◆ INSTRUCTIONS FOR THE TASK:
Would you return all of this data exactly, leaving nothing out?

═══

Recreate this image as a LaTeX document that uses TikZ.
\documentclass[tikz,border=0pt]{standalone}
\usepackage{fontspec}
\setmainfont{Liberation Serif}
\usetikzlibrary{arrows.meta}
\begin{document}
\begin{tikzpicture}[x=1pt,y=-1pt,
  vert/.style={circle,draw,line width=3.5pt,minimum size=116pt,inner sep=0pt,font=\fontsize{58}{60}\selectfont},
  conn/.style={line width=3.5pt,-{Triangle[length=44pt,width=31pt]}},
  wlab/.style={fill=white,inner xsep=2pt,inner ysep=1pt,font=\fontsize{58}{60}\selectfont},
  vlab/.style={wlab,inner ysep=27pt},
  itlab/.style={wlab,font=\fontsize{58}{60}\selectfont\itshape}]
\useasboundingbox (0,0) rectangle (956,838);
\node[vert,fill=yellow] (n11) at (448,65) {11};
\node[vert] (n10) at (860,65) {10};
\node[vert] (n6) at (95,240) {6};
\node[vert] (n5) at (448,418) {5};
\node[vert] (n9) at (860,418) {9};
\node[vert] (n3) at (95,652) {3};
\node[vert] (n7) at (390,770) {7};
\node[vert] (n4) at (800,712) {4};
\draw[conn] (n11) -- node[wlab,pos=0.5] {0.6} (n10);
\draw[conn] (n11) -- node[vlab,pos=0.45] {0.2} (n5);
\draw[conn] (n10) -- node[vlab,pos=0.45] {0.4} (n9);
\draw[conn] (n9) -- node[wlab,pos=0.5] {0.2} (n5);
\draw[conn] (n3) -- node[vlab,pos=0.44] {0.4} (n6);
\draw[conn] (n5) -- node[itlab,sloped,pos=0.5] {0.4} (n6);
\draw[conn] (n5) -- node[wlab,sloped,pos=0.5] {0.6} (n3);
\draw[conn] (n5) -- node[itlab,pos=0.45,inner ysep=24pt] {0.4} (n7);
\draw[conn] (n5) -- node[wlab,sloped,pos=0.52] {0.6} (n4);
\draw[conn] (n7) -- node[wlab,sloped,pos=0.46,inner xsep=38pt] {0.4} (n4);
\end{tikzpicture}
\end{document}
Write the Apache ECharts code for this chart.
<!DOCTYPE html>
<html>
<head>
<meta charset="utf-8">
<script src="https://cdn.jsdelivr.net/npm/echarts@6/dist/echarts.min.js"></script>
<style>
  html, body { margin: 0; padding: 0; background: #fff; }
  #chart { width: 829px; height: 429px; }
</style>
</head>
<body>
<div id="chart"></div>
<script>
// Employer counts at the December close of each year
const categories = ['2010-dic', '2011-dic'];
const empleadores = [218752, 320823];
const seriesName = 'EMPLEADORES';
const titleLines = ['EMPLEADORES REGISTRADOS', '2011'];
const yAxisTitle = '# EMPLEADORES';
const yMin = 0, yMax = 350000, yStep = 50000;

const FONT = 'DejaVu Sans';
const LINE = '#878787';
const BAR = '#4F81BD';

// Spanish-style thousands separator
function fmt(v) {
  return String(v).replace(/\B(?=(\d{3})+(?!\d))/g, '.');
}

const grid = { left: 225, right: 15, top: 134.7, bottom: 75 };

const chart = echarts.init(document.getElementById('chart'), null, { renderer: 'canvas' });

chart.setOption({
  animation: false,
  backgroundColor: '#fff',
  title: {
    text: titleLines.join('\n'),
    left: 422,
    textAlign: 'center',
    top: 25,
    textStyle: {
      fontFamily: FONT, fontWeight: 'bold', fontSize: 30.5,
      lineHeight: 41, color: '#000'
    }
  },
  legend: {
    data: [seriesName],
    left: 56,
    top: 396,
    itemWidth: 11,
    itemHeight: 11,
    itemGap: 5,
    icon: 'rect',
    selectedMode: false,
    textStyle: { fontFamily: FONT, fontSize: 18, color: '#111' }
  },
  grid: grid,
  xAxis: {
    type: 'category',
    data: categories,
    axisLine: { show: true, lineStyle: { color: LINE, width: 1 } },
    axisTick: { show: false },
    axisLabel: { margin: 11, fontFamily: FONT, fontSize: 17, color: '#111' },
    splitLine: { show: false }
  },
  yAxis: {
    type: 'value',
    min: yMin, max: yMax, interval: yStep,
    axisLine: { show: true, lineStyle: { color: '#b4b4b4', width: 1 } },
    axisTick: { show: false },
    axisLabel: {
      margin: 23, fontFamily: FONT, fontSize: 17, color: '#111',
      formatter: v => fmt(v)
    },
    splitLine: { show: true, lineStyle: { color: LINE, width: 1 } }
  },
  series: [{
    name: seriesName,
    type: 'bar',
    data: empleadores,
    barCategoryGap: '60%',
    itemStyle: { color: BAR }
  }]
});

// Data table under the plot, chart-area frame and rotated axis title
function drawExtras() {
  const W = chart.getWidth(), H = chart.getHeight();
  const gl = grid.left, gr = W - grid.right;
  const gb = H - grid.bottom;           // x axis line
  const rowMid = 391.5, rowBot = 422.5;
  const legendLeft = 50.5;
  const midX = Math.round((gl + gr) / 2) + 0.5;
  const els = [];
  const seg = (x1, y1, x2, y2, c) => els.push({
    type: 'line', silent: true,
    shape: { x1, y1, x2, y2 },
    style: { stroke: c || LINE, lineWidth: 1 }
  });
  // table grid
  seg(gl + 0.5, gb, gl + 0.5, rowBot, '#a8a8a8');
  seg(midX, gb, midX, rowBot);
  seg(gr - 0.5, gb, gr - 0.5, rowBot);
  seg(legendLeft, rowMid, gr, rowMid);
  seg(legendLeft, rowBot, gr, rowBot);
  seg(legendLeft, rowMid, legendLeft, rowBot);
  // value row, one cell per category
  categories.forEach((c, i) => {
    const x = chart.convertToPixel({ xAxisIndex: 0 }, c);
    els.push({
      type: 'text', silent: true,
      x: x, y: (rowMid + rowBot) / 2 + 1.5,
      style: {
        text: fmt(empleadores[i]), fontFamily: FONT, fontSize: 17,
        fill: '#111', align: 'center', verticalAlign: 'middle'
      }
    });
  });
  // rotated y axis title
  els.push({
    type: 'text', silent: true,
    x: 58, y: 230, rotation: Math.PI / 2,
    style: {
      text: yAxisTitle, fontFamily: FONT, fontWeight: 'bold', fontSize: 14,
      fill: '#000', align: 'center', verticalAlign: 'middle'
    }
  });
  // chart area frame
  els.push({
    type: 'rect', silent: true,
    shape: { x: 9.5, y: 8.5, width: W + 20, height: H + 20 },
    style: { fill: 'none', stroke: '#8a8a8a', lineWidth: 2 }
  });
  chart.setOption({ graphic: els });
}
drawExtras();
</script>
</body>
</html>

═══

◆ IN RESPONSE:
Recreate this image as a LaTeX document that uses TikZ.
\documentclass[tikz,border=0pt]{standalone}
\usepackage{fontspec}
\setmainfont{Liberation Serif}
\usetikzlibrary{arrows.meta}
\begin{document}
\begin{tikzpicture}[x=1pt,y=-1pt,
  vert/.style={circle,draw,line width=3.5pt,minimum size=116pt,inner sep=0pt,font=\fontsize{58}{60}\selectfont},
  conn/.style={line width=3.5pt,-{Triangle[length=44pt,width=31pt]}},
  wlab/.style={fill=white,inner xsep=2pt,inner ysep=1pt,font=\fontsize{58}{60}\selectfont},
  vlab/.style={wlab,inner ysep=27pt},
  itlab/.style={wlab,font=\fontsize{58}{60}\selectfont\itshape}]
\useasboundingbox (0,0) rectangle (956,838);
\node[vert,fill=yellow] (n11) at (448,65) {11};
\node[vert] (n10) at (860,65) {10};
\node[vert] (n6) at (95,240) {6};
\node[vert] (n5) at (448,418) {5};
\node[vert] (n9) at (860,418) {9};
\node[vert] (n3) at (95,652) {3};
\node[vert] (n7) at (390,770) {7};
\node[vert] (n4) at (800,712) {4};
\draw[conn] (n11) -- node[wlab,pos=0.5] {0.6} (n10);
\draw[conn] (n11) -- node[vlab,pos=0.45] {0.2} (n5);
\draw[conn] (n10) -- node[vlab,pos=0.45] {0.4} (n9);
\draw[conn] (n9) -- node[wlab,pos=0.5] {0.2} (n5);
\draw[conn] (n3) -- node[vlab,pos=0.44] {0.4} (n6);
\draw[conn] (n5) -- node[itlab,sloped,pos=0.5] {0.4} (n6);
\draw[conn] (n5) -- node[wlab,sloped,pos=0.5] {0.6} (n3);
\draw[conn] (n5) -- node[itlab,pos=0.45,inner ysep=24pt] {0.4} (n7);
\draw[conn] (n5) -- node[wlab,sloped,pos=0.52] {0.6} (n4);
\draw[conn] (n7) -- node[wlab,sloped,pos=0.46,inner xsep=38pt] {0.4} (n4);
\end{tikzpicture}
\end{document}
Write the Apache ECharts code for this chart.
<!DOCTYPE html>
<html>
<head>
<meta charset="utf-8">
<script src="https://cdn.jsdelivr.net/npm/echarts@6/dist/echarts.min.js"></script>
<style>
  html, body { margin: 0; padding: 0; background: #fff; }
  #chart { width: 829px; height: 429px; }
</style>
</head>
<body>
<div id="chart"></div>
<script>
// Employer counts at the December close of each year
const categories = ['2010-dic', '2011-dic'];
const empleadores = [218752, 320823];
const seriesName = 'EMPLEADORES';
const titleLines = ['EMPLEADORES REGISTRADOS', '2011'];
const yAxisTitle = '# EMPLEADORES';
const yMin = 0, yMax = 350000, yStep = 50000;

const FONT = 'DejaVu Sans';
const LINE = '#878787';
const BAR = '#4F81BD';

// Spanish-style thousands separator
function fmt(v) {
  return String(v).replace(/\B(?=(\d{3})+(?!\d))/g, '.');
}

const grid = { left: 225, right: 15, top: 134.7, bottom: 75 };

const chart = echarts.init(document.getElementById('chart'), null, { renderer: 'canvas' });

chart.setOption({
  animation: false,
  backgroundColor: '#fff',
  title: {
    text: titleLines.join('\n'),
    left: 422,
    textAlign: 'center',
    top: 25,
    textStyle: {
      fontFamily: FONT, fontWeight: 'bold', fontSize: 30.5,
      lineHeight: 41, color: '#000'
    }
  },
  legend: {
    data: [seriesName],
    left: 56,
    top: 396,
    itemWidth: 11,
    itemHeight: 11,
    itemGap: 5,
    icon: 'rect',
    selectedMode: false,
    textStyle: { fontFamily: FONT, fontSize: 18, color: '#111' }
  },
  grid: grid,
  xAxis: {
    type: 'category',
    data: categories,
    axisLine: { show: true, lineStyle: { color: LINE, width: 1 } },
    axisTick: { show: false },
    axisLabel: { margin: 11, fontFamily: FONT, fontSize: 17, color: '#111' },
    splitLine: { show: false }
  },
  yAxis: {
    type: 'value',
    min: yMin, max: yMax, interval: yStep,
    axisLine: { show: true, lineStyle: { color: '#b4b4b4', width: 1 } },
    axisTick: { show: false },
    axisLabel: {
      margin: 23, fontFamily: FONT, fontSize: 17, color: '#111',
      formatter: v => fmt(v)
    },
    splitLine: { show: true, lineStyle: { color: LINE, width: 1 } }
  },
  series: [{
    name: seriesName,
    type: 'bar',
    data: empleadores,
    barCategoryGap: '60%',
    itemStyle: { color: BAR }
  }]
});

// Data table under the plot, chart-area frame and rotated axis title
function drawExtras() {
  const W = chart.getWidth(), H = chart.getHeight();
  const gl = grid.left, gr = W - grid.right;
  const gb = H - grid.bottom;           // x axis line
  const rowMid = 391.5, rowBot = 422.5;
  const legendLeft = 50.5;
  const midX = Math.round((gl + gr) / 2) + 0.5;
  const els = [];
  const seg = (x1, y1, x2, y2, c) => els.push({
    type: 'line', silent: true,
    shape: { x1, y1, x2, y2 },
    style: { stroke: c || LINE, lineWidth: 1 }
  });
  // table grid
  seg(gl + 0.5, gb, gl + 0.5, rowBot, '#a8a8a8');
  seg(midX, gb, midX, rowBot);
  seg(gr - 0.5, gb, gr - 0.5, rowBot);
  seg(legendLeft, rowMid, gr, rowMid);
  seg(legendLeft, rowBot, gr, rowBot);
  seg(legendLeft, rowMid, legendLeft, rowBot);
  // value row, one cell per category
  categories.forEach((c, i) => {
    const x = chart.convertToPixel({ xAxisIndex: 0 }, c);
    els.push({
      type: 'text', silent: true,
      x: x, y: (rowMid + rowBot) / 2 + 1.5,
      style: {
        text: fmt(empleadores[i]), fontFamily: FONT, fontSize: 17,
        fill: '#111', align: 'center', verticalAlign: 'middle'
      }
    });
  });
  // rotated y axis title
  els.push({
    type: 'text', silent: true,
    x: 58, y: 230, rotation: Math.PI / 2,
    style: {
      text: yAxisTitle, fontFamily: FONT, fontWeight: 'bold', fontSize: 14,
      fill: '#000', align: 'center', verticalAlign: 'middle'
    }
  });
  // chart area frame
  els.push({
    type: 'rect', silent: true,
    shape: { x: 9.5, y: 8.5, width: W + 20, height: H + 20 },
    style: { fill: 'none', stroke: '#8a8a8a', lineWidth: 2 }
  });
  chart.setOption({ graphic: els });
}
drawExtras();
</script>
</body>
</html>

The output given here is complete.